Fish & Cat feels like a dream that’s forever threatening to turn into a nightmare. This bizarre and unsettling film, by Iranian director Shahram Mokri, is supposedly based on true events where a restaurant served human flesh, and its roughly two hours of runtime is filmed entirely in one shot. Imagine a re-enactment of a murder directed by David Lynch when he’s dreaming and you’ve got something similar to Fish & Cat.
The rough plot sounds like that of a typical slasher film: a group of students head to a remote lake in winter for a kite-flying festival and find themselves menaced by a trio of grizzly local men. Beyond this premise though, the film is unique, its single-shot take a surreal mastery of choreography and non-linear storytelling. Once the villains have been introduced, shabby restaurateurs who prey on city folk, we meet the rest of the characters one by one, their stories related through flashbacks, disjointed conversations and snippets of narration. There is very little actual conflict in the film, with violence always hinted at or occurring offscreen. This leaves it to the viewer’s imagination to piece together what is going on out of sight.
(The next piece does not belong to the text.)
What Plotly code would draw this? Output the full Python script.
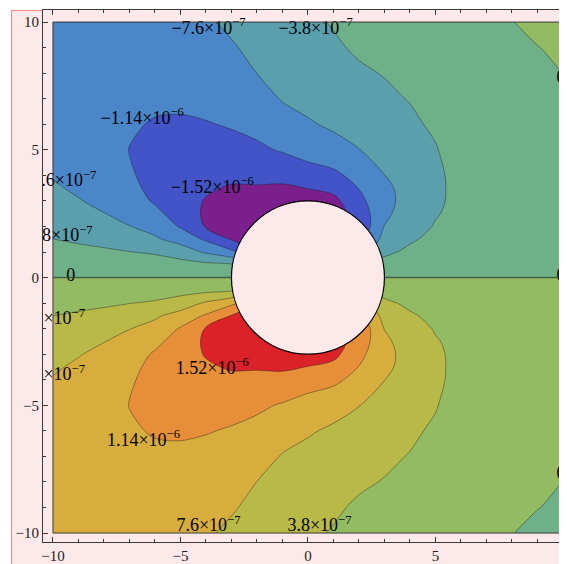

The single shot is intricate yet fluid, a work of art in itself by Mahmud Kalari, the cinematographer who worked on 2011’s A Separation. The shot follows one character and establishes their back story until another character wanders by, they talk briefly, and we follow the second character as they move off. It could be two minutes or twenty minutes later that we see this meeting seamlessly replicated so the camera can now follow the first character after their exchange. This occurs so often throughout the film that it’s difficult to place any events in chronological order, everyone’s individual stories blending together along with their past and present in an impossible tangle.
At some points the events of the film seem as unreal and detached as the stories some of the characters relate. One of them talks about a point in the past when a friend’s eye was permanently damaged in a kite accident. She appears in front of the lake, dark clouds swirling above her, as we are told from that moment she saw things that others couldn’t. Another story is told about someone who, convinced she saw a light in a reservoir that was the portal to another world, dived in and was never seen again. Other stories revolve around uncanny coincidences and their significance, and it seems all the characters are in the same mess of confusion the viewer is. One of the girls at the lake walks around with sketchpad to record the ‘time and distance’ of whatever she sees ahead of her.
Talking about the film, the director said he wanted to ‘unhinge time’ within its single take and play with expectations of time and narrative. The result is something that couldn’t really be called a horror film. Dread would be a more appropriate term. Muted colours and gothic scenery are the setting for the film which is constantly building towards something terrible occurring that never quite does. And like the worst kind of nightmares, this terror is always just around the corner, always threatening and all the more disturbing as it can’t be pinned down.